Brief >>
Print, word for word, the opening line of the data below and every line after it through the line that contains "(t4) at (357,60)", but not the pictures.

Given data >>
◆ ◆ ◆

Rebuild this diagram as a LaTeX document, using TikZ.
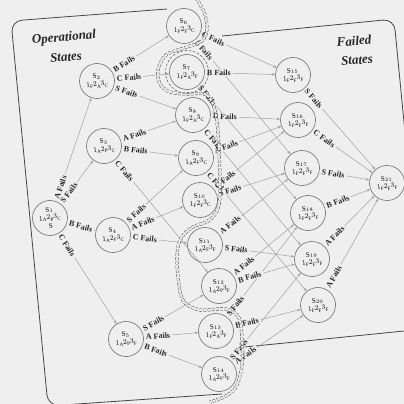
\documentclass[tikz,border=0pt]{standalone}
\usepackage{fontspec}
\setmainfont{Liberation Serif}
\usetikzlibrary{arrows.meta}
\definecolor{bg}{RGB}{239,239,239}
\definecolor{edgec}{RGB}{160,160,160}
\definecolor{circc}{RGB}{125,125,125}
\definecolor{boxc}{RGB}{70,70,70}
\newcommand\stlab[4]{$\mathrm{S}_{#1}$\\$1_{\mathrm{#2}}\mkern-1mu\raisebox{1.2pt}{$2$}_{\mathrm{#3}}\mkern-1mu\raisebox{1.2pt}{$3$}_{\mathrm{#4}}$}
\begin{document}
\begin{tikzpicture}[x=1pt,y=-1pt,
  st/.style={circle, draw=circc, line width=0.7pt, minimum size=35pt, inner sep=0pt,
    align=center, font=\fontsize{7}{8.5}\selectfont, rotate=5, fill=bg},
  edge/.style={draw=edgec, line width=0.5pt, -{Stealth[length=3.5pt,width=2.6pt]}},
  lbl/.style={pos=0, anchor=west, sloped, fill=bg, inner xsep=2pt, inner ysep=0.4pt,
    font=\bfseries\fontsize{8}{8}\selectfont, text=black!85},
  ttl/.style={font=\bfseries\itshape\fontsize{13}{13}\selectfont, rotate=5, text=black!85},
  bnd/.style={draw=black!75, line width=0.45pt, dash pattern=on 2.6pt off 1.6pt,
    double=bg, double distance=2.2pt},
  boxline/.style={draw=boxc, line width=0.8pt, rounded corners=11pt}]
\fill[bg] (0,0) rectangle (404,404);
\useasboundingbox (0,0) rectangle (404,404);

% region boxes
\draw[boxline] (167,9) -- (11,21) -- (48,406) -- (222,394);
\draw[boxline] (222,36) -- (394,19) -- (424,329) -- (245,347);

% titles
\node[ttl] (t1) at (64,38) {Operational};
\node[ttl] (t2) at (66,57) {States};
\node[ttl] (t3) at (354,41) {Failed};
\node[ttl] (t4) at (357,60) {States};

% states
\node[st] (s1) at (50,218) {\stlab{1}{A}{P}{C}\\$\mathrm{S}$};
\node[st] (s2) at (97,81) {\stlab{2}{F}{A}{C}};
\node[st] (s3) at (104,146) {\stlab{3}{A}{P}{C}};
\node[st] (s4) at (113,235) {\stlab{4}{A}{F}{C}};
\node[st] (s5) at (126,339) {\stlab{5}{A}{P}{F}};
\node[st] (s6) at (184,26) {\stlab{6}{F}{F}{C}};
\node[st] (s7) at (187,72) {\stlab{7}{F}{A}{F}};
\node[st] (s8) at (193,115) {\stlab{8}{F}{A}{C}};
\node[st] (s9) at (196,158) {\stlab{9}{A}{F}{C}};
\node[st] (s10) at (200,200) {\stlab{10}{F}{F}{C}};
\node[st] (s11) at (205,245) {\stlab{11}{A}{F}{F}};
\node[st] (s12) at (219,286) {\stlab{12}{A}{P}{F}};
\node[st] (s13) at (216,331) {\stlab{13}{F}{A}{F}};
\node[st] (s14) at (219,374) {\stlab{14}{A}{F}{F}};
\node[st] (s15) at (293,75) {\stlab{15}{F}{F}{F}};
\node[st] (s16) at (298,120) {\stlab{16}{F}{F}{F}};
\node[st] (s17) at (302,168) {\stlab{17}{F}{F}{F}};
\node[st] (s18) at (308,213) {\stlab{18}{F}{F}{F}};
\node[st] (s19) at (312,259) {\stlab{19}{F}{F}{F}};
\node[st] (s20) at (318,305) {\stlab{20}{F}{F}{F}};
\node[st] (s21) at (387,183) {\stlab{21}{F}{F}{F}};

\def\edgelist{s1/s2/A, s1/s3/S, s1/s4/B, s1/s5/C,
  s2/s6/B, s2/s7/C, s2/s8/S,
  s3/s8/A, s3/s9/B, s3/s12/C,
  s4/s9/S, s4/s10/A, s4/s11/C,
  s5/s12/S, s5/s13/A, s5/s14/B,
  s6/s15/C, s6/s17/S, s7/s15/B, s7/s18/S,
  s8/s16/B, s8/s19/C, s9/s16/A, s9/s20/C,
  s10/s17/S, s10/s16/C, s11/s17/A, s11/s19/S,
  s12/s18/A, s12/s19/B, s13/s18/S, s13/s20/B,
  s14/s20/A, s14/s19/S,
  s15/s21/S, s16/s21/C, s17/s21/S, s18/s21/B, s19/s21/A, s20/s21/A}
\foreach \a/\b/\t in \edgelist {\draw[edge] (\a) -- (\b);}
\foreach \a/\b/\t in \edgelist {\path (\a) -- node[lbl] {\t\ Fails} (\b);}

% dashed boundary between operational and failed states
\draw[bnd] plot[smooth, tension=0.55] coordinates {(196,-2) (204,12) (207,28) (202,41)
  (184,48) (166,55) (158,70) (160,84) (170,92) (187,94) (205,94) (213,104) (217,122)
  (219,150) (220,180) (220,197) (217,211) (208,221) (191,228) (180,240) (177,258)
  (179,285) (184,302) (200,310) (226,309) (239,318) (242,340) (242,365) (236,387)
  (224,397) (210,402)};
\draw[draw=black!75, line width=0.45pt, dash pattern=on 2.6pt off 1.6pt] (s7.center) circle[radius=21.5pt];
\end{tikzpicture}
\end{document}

◆ ◆ ◆

Worked answer >>
Rebuild this diagram as a LaTeX document, using TikZ.
\documentclass[tikz,border=0pt]{standalone}
\usepackage{fontspec}
\setmainfont{Liberation Serif}
\usetikzlibrary{arrows.meta}
\definecolor{bg}{RGB}{239,239,239}
\definecolor{edgec}{RGB}{160,160,160}
\definecolor{circc}{RGB}{125,125,125}
\definecolor{boxc}{RGB}{70,70,70}
\newcommand\stlab[4]{$\mathrm{S}_{#1}$\\$1_{\mathrm{#2}}\mkern-1mu\raisebox{1.2pt}{$2$}_{\mathrm{#3}}\mkern-1mu\raisebox{1.2pt}{$3$}_{\mathrm{#4}}$}
\begin{document}
\begin{tikzpicture}[x=1pt,y=-1pt,
  st/.style={circle, draw=circc, line width=0.7pt, minimum size=35pt, inner sep=0pt,
    align=center, font=\fontsize{7}{8.5}\selectfont, rotate=5, fill=bg},
  edge/.style={draw=edgec, line width=0.5pt, -{Stealth[length=3.5pt,width=2.6pt]}},
  lbl/.style={pos=0, anchor=west, sloped, fill=bg, inner xsep=2pt, inner ysep=0.4pt,
    font=\bfseries\fontsize{8}{8}\selectfont, text=black!85},
  ttl/.style={font=\bfseries\itshape\fontsize{13}{13}\selectfont, rotate=5, text=black!85},
  bnd/.style={draw=black!75, line width=0.45pt, dash pattern=on 2.6pt off 1.6pt,
    double=bg, double distance=2.2pt},
  boxline/.style={draw=boxc, line width=0.8pt, rounded corners=11pt}]
\fill[bg] (0,0) rectangle (404,404);
\useasboundingbox (0,0) rectangle (404,404);

% region boxes
\draw[boxline] (167,9) -- (11,21) -- (48,406) -- (222,394);
\draw[boxline] (222,36) -- (394,19) -- (424,329) -- (245,347);

% titles
\node[ttl] (t1) at (64,38) {Operational};
\node[ttl] (t2) at (66,57) {States};
\node[ttl] (t3) at (354,41) {Failed};
\node[ttl] (t4) at (357,60) {States};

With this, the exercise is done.